22 September 2020 - 14:39
By MultimediaLIVE

Mark Winkler's tale "Waiting for the Bounce" imagines how the coronavirus pandemic will play out in South Africa.

At the beginning of lockdown we asked eight storytellers to pen a work of fiction inspired by the Covid-19 pandemic. Now we have asked them to record the story that they wrote for us during the first few days of lockdown. Some brave authors have read it themselves, and some have got their talented friends to do it.

So take a listen to the wonderful tales of Writing the End... Coronavirus, written by some of our very best authors.

Image: Keith Tamkei "'Tourism,' they said. 'You'll never go wrong with tourism.' ... Nobody ever said anything about hand sanitiser or toilet paper."

Vladimir sits on a low mound. One of his boots lies in the dirt next to him; he struggles to pull off the other.

Estragon stands by, his trousers around his knees. He has a bloody gash on a cheekbone and a black and swollen eye.

Vladimir: Not long ago I was a wealthy man.

Estragon: You and everyone else.

Vladimir: No, I really was. Until the Arabs did their thing.

Estragon: Aren't you forgetting something?

Vladimir: "Oil," everyone said. "Put it into oil. You can never go wrong with that."

Estragon: So that little pandemic had nothing to do with it?

Vladimir: "Tourism," they said. "You'll never go wrong with tourism."

Estragon: You know what wiped out the Aztecs?

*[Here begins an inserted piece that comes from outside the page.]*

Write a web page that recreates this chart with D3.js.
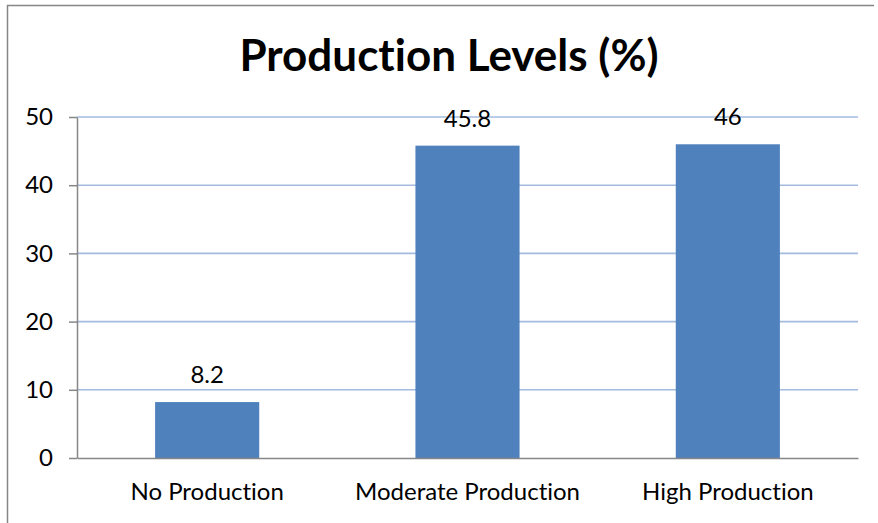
<!DOCTYPE html>
<html>
<head>
<meta charset="utf-8">
<script src="https://cdn.jsdelivr.net/npm/d3@7"></script>
<style>
  body { margin: 0; background: #fff; }
  svg { display: block; }
  text { font-family: Lato, "Open Sans", sans-serif; fill: #000; font-variant-ligatures: none; }
</style>
</head>
<body>
<svg></svg>
<script>
// chart data
const categories = ["No Production", "Moderate Production", "High Production"];
const values = [8.2, 45.8, 46];
const yTicks = [0, 10, 20, 30, 40, 50];
const title = "Production Levels (%)";

const width = 878;
const height = 523;
const plot = { left: 77, right: 858, top: 117, bottom: 458 };

const svg = d3.select("svg").attr("width", width).attr("height", height);

// outer chart frame (only top and left edges visible in the crop)
svg.append("path")
    .attr("d", `M7.5,${height} V5.5 H874`)
    .attr("fill", "none")
    .attr("stroke", "#868686")
    .attr("stroke-width", 1.5);

// scales
const x = d3.scaleBand()
    .domain(categories)
    .range([plot.left, plot.right])
    .paddingInner(0.6)
    .paddingOuter(0.3);

const y = d3.scaleLinear()
    .domain([0, 50])
    .range([plot.bottom, plot.top]);

// gridlines
svg.append("g")
    .attr("class", "grid")
    .selectAll("line")
    .data(yTicks.filter((t) => t > 0))
    .join("line")
    .attr("x1", plot.left)
    .attr("x2", plot.right)
    .attr("y1", (d) => y(d))
    .attr("y2", (d) => y(d))
    .attr("stroke", "#a3bbdf")
    .attr("stroke-width", 1.6);

// bars
svg.append("g")
    .selectAll("rect")
    .data(values)
    .join("rect")
    .attr("x", (d, i) => x(categories[i]))
    .attr("y", (d) => y(d))
    .attr("width", x.bandwidth())
    .attr("height", (d) => y(0) - y(d))
    .attr("fill", "#4f81bd");

// y axis
const yAxis = svg.append("g")
    .attr("transform", `translate(${plot.left},0)`)
    .call(d3.axisLeft(y).tickValues(yTicks).tickSize(8).tickPadding(16).tickSizeOuter(0));
yAxis.select(".domain").attr("stroke", "#878787").attr("stroke-width", 1.5);
yAxis.selectAll(".tick line").attr("stroke", "#878787").attr("stroke-width", 1.5);
yAxis.selectAll(".tick text")
    .attr("font-size", 24)
    .attr("font-family", "Lato, sans-serif")
    .attr("fill", "#000");

// x axis
const xAxis = svg.append("g")
    .attr("transform", `translate(0,${plot.bottom})`)
    .call(d3.axisBottom(x).tickSize(0).tickPadding(25).tickSizeOuter(0));
xAxis.select(".domain").attr("stroke", "#878787").attr("stroke-width", 1.5);
xAxis.selectAll(".tick text")
    .attr("font-size", 24)
    .attr("font-family", "Lato, sans-serif")
    .attr("fill", "#000");

// value labels
svg.append("g")
    .selectAll("text")
    .data(values)
    .join("text")
    .attr("x", (d, i) => x(categories[i]) + x.bandwidth() / 2)
    .attr("y", (d) => y(d) - 19)
    .attr("text-anchor", "middle")
    .attr("font-size", 24)
    .text((d) => d);

// title
svg.append("text")
    .attr("x", 449)
    .attr("y", 71)
    .attr("text-anchor", "middle")
    .attr("font-size", 44)
    .attr("font-weight", "bold")
    .text(title);
</script>
</body>
</html>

Vladimir: Nobody ever said anything about hand sanitiser or toilet paper.

Estragon: Measles. Smallpox.

I really miss the small things. The skiing trips. Plett. The Crayfish Thermidor

Vladimir: I really miss the small things. The skiing trips. The house in Plett. Crayfish Thermidor.

Estragon: Syphilis. Flu. Typhoid.

Vladimir: "Don't panic, it will bounce back," they said. "Sit tight — it always bounces back."

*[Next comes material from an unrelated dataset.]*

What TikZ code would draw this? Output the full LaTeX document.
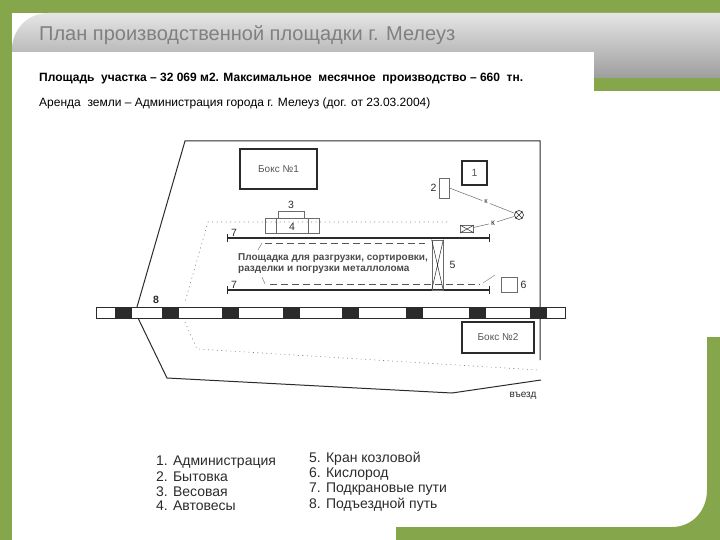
\documentclass[tikz,border=0pt]{standalone}
\usepackage{fontspec}
\setmainfont{Liberation Sans}
\usepackage{tikz}
\usetikzlibrary{positioning}
\definecolor{leaf}{HTML}{86A64B}
\definecolor{ink}{HTML}{2B2B2B}
\tikzset{
  wall/.style={draw=ink, line width=1pt},
  thin wall/.style={draw=ink!70, line width=0.7pt},
  dots/.style={draw=ink!60, line width=0.6pt, dash pattern=on 1pt off 3.5pt},
  rail/.style={draw=ink, line width=1.2pt},
  pad/.style={draw=ink!80, line width=0.8pt, dash pattern=on 7pt off 4pt},
  tag/.style={font=\fontsize{10.5}{11}\selectfont, text=ink, inner sep=0pt},
  box/.style={draw=ink, line width=1.2pt, font=\fontsize{10}{10}\selectfont, text=ink!80, inner sep=0pt},
  sleeper/.style={fill=ink, draw=ink},
  legend/.style={font=\fontsize{14}{14}\selectfont, text=ink, inner sep=0pt, anchor=west}
}
\begin{document}
\begin{tikzpicture}[x=1pt, y=-1pt]
  \useasboundingbox (0, 0) rectangle (720, 540);
  % slide frame
  \fill[white] (0, 0) rectangle (720, 540);
  \fill[leaf] (0, 0) rectangle (720, 13);
  \fill[leaf] (0, 0) rectangle (12, 540);
  \fill[leaf] (594, 78) rectangle (720, 91);
  \fill[leaf] (707, 337) rectangle (720, 540);
  \fill[leaf] (396, 527) rectangle (720, 540);
  \fill[leaf] (707, 527) -- (707, 490) .. controls (707, 511) and (692, 527) .. (672, 527) -- cycle;
  \shade[top color=black!10, bottom color=black!38]
    (12, 78) -- (12, 50) .. controls (12, 29) and (28, 13) .. (48, 13) -- (720, 13) -- (720, 78) -- cycle;
  \fill[white] (12, 52) rectangle (594, 100);
  % title
  \node[anchor=west, inner sep=0pt, text=black!50, font=\fontsize{20}{20}\selectfont] (title) at (39, 35) {План производственной площадки г. Мелеуз};
  \node[anchor=west, inner sep=0pt, font=\bfseries\fontsize{12}{12}\selectfont] (area) at (39, 79) {Площадь\ \ участка – 32 069 м2. Максимальное\ \ месячное\ \ производство – 660\ \ тн.};
  \node[anchor=west, inner sep=0pt, font=\fontsize{12}{12}\selectfont] (lease) at (39, 103) {Аренда\ \ земли – Администрация города г. Мелеуз (дог. от 23.03.2004)};
  % fence
  \draw[wall] (137, 307) -- (185, 141) -- (540, 141) -- (540, 360);
  \draw[wall] (138, 318) -- (167, 378) -- (452, 393) -- (541, 380);
  \draw[dots] (447, 222) -- (208, 222) -- (185, 302);
  \draw[dots] (185, 322) -- (197, 349) -- (538, 370);
  % buildings
  \node[box, minimum width=77, minimum height=40] (box1) at (278.5, 169) {Бокс №1};
  \node[box, minimum width=72, minimum height=31] (box2) at (498, 337.5) {Бокс №2};
  \node[box, minimum width=25, minimum height=24, font=\fontsize{10.5}{11}\selectfont] (adm) at (474.5, 173) {1};
  \node[thin wall, draw, minimum width=10, minimum height=20, inner sep=0pt] (hut) at (444, 188) {};
  \node[tag, left=2pt of hut] (hutN) {2};
  \node[thin wall, draw, minimum width=26, minimum height=7, inner sep=0pt] (weigh) at (291, 214.5) {};
  \node[tag, above=2pt of weigh] (weighN) {3};
  \node[thin wall, draw, minimum width=54, minimum height=15, inner sep=0pt] (scale) at (292, 225.5) {};
  \node[tag] (scaleN) at (292, 226.5) {4};
  \draw[thin wall] (276, 218) -- (276, 233);
  \draw[thin wall] (308, 218) -- (308, 233);
  % gas line
  \node[draw=ink, circle, line width=0.6pt, minimum size=9, inner sep=0pt] (lamp) at (519, 215) {};
  \draw[ink, line width=0.5pt] (lamp.north west) -- (lamp.south east) (lamp.north east) -- (lamp.south west);
  \node[thin wall, draw, minimum width=13, minimum height=7, inner sep=0pt] (envl) at (467, 229) {};
  \draw[ink, line width=0.5pt] (envl.north west) -- (envl.south east) (envl.north east) -- (envl.south west);
  \node[tag, inner sep=2pt, font=\fontsize{7.5}{8}\selectfont] (k1) at (486, 202) {к};
  \node[tag, inner sep=2pt, font=\fontsize{8.5}{9}\selectfont] (k2) at (493, 223) {к};
  \draw[thin wall, line width=0.5pt] (hut.east) -- (k1) -- (lamp);
  \draw[thin wall, line width=0.5pt] (envl) -- (k2) -- (lamp);
  % crane rails
  \coordinate (r1a) at (227, 238);
  \coordinate (r1b) at (490, 238);
  \coordinate (r2a) at (227, 290);
  \coordinate (r2b) at (490, 290);
  \draw[rail, |-|] (r1a) -- (r1b);
  \draw[rail, |-|] (r2a) -- (r2b);
  \node[tag, above right=1pt and 4pt of r1a] (r1N) {7};
  \node[tag, above right=1pt and 4pt of r2a] (r2N) {7};
  % work area
  \draw[pad] (265, 243) -- (425, 243);
  \draw[pad] (270, 284) -- (480, 284);
  \draw[thin wall, line width=0.4pt] (262, 243) -- (258, 250);
  \draw[thin wall, line width=0.4pt] (262, 277) -- (265, 284);
  \draw[thin wall, line width=0.4pt] (483, 283) -- (495, 275);
  \node[tag, anchor=west, font=\bfseries\fontsize{10}{11}\selectfont, align=left, text=ink!85] (areaTxt) at (238, 263.5) {Площадка для разгрузки, сортировки,\\разделки и погрузки металлолома};
  % crane
  \node[thin wall, draw, minimum width=11, minimum height=50, inner sep=0pt] (crane) at (437.5, 265) {};
  \draw[ink, line width=0.5pt] (crane.north west) -- (crane.south east) (crane.north east) -- (crane.south west);
  \node[tag, right=6pt of crane] (craneN) {5};
  % oxygen
  \node[thin wall, draw, minimum width=16, minimum height=15, inner sep=0pt] (oxy) at (509, 284.5) {};
  \node[tag, right=3pt of oxy] (oxyN) {6};
  % siding
  \node[draw=ink, line width=1pt, minimum width=469, minimum height=11, inner sep=0pt] (siding) at (330.5, 312.5) {};
  \foreach \xs in {115, 162, 222, 283, 342, 406, 469, 530}
    \fill[sleeper] (\xs, 307) rectangle ++(16.5, 11);
  \node[tag, font=\bfseries\fontsize{10.5}{11}\selectfont] (sidN) at (156, 300) {8};
  \node[tag, font=\fontsize{10}{10}\selectfont] (gate) at (523, 396) {въезд};
  % legend
  \node[legend] (l1) at (156, 462) {1. Администрация};
  \node[legend] (l2) at (156, 477) {2. Бытовка};
  \node[legend] (l3) at (156, 492) {3. Весовая};
  \node[legend] (l4) at (156, 506) {4. Автовесы};
  \node[legend] (l5) at (309, 459) {5. Кран козловой};
  \node[legend] (l6) at (309, 474) {6. Кислород};
  \node[legend] (l7) at (309, 489) {7. Подкрановые пути};
  \node[legend] (l8) at (309, 505) {8. Подъездной путь};
\end{tikzpicture}
\end{document}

Estragon: Viruses, all. But it was people, really, wasn't it?

Vladimir: (gives up on his boot, looks up at Estragon for the first time). Did they beat you up again?

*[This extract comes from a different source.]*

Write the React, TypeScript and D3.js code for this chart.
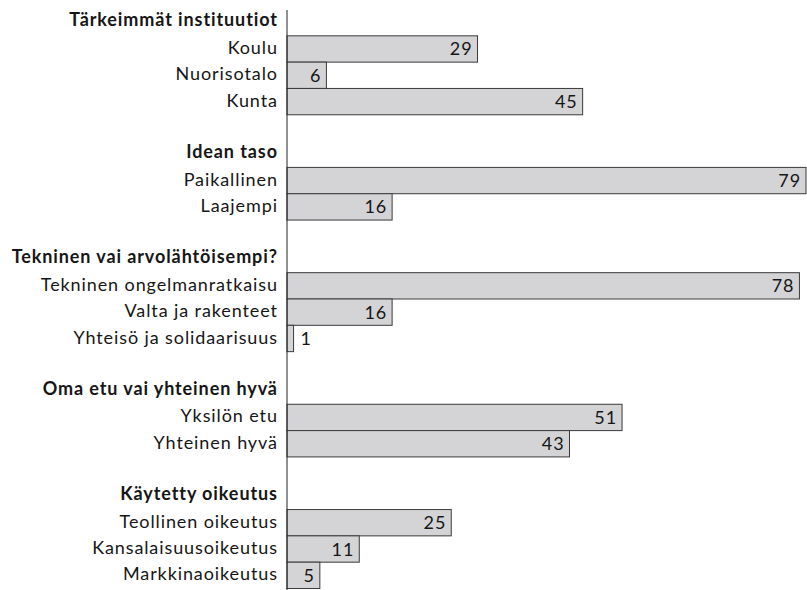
import { useMemo } from "react";
import * as d3 from "d3";

const WIDTH = 807;
const HEIGHT = 590;
const AXIS_X = 287;
const LABEL_X = 277;
const FONT = "Lato, sans-serif";
const FONT_SIZE = 18;
const SPACING = 0.9;

// groups and their rows
const groupTitles = [
  "Tärkeimmät instituutiot",
  "Idean taso",
  "Tekninen vai arvolähtöisempi?",
  "Oma etu vai yhteinen hyvä",
  "Käytetty oikeutus",
];
const groupLabels = [
  ["Koulu", "Nuorisotalo", "Kunta"],
  ["Paikallinen", "Laajempi"],
  ["Tekninen ongelmanratkaisu", "Valta ja rakenteet", "Yhteisö ja solidaarisuus"],
  ["Yksilön etu", "Yhteinen hyvä"],
  ["Teollinen oikeutus", "Kansalaisuusoikeutus", "Markkinaoikeutus"],
];
const groupValues = [
  [29, 6, 45],
  [79, 16],
  [78, 16, 1],
  [51, 43],
  [25, 11, 5],
];

type Row = { key: string; label: string; header: boolean; value?: number };

export default function App() {
  const rows = useMemo(() => {
    const out: Row[] = [];
    groupTitles.forEach((t, g) => {
      if (g > 0) out.push({ key: `gap${g}`, label: "", header: false });
      out.push({ key: `h${g}`, label: t, header: true });
      groupLabels[g].forEach((l, i) =>
        out.push({ key: `r${g}-${i}`, label: l, header: false, value: groupValues[g][i] })
      );
    });
    return out;
  }, []);

  const y = d3
    .scaleBand()
    .domain(rows.map((r) => r.key))
    .range([9.5, 588.5])
    .padding(0);

  const x = d3.scaleLinear().domain([0, 79]).range([AXIS_X, 806]);

  return (
    <svg
      width={WIDTH}
      height={HEIGHT}
      style={{ position: "absolute", left: 0, top: 0, background: "#fff" }}
      fontFamily={FONT}
    >
      {rows.map((r) => {
        const cy = (y(r.key) ?? 0) + y.bandwidth() / 2;
        return (
          <g key={r.key}>
            {r.label && (
              <text
                x={LABEL_X + SPACING}
                y={cy}
                dy={r.header ? "0.2em" : "0.28em"}
                textAnchor="end"
                fontSize={FONT_SIZE}
                letterSpacing={SPACING}
                fontWeight={r.header ? 700 : 400}
                fill="#161616"
              >
                {r.label}
              </text>
            )}
            {r.value !== undefined && (
              <>
                <rect
                  x={x(0)}
                  y={y(r.key)}
                  width={x(r.value) - x(0)}
                  height={y.bandwidth()}
                  fill="#d4d4d6"
                  stroke="#3a3a3a"
                  strokeWidth={1}
                />
                <text
                  x={r.value < 3 ? x(r.value) + 7 : x(r.value) - 5}
                  y={cy}
                  dy="0.36em"
                  textAnchor={r.value < 3 ? "start" : "end"}
                  fontSize={FONT_SIZE}
                  letterSpacing={SPACING}
                  fill="#161616"
                >
                  {r.value}
                </text>
              </>
            )}
          </g>
        );
      })}
      <line x1={AXIS_X} x2={AXIS_X} y1={10} y2={HEIGHT} stroke="#222" strokeWidth={1} />
    </svg>
  );
}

Estragon: Of course they did.

Vladimir: You sneezed, didn't you?

Estragon: Coughed a bit, actually.

Vladimir: I suppose it's to be expected (he sneezes violently).

Estragon: There you go.

Vladimir: (starts trying to remove his boot again). I wish. I wish we would go somewhere. Anywhere.

Estragon: Well, anywhere's not going to help. We should go to The Tree - you know that.

Vladimir: Ah. That'll solve everything.

Estragon: Apparently it's not that far away.

Vladimir: In the old days we could have taken the Audi.

Estragon: Repossession is a bugger, isn't it?

Vladimir: (gives up on the boot again, looks tearfully at Estragon). We were all supposed to die, weren't we? The young and the old first, and then the rest of us in the middle?

Estragon: A few of us did, to be fair.

Vladimir: And yet, here we are. Scratching in the dirt and waiting for the bounce.

Estragon: Here we are, scratching in the dirt.

Vladimir: I'm starving. Is there any of that pangolin sandwich left?

Estragon: (looks around). No. Shall we go?

Vladimir: (starts pulling on his other boot). Want to do your trousers up so long?

Estragon: No, not really.

Vladimir: Probably be easier to walk if you did.

Estragon: Where are we going?

Vladimir: I don't know. You said we had to go.

Estragon: Maybe we should just wait.

Vladimir: Yes. For the bounce. It would be terrible if we missed it. How would we know it's all back to business as usual, otherwise?

Estragon: We could just hang ourselves, you know. Just for shits and giggles.

Vladimir: Tomorrow, perhaps.

Estragon: Brilliant. It'll be something to do, at least.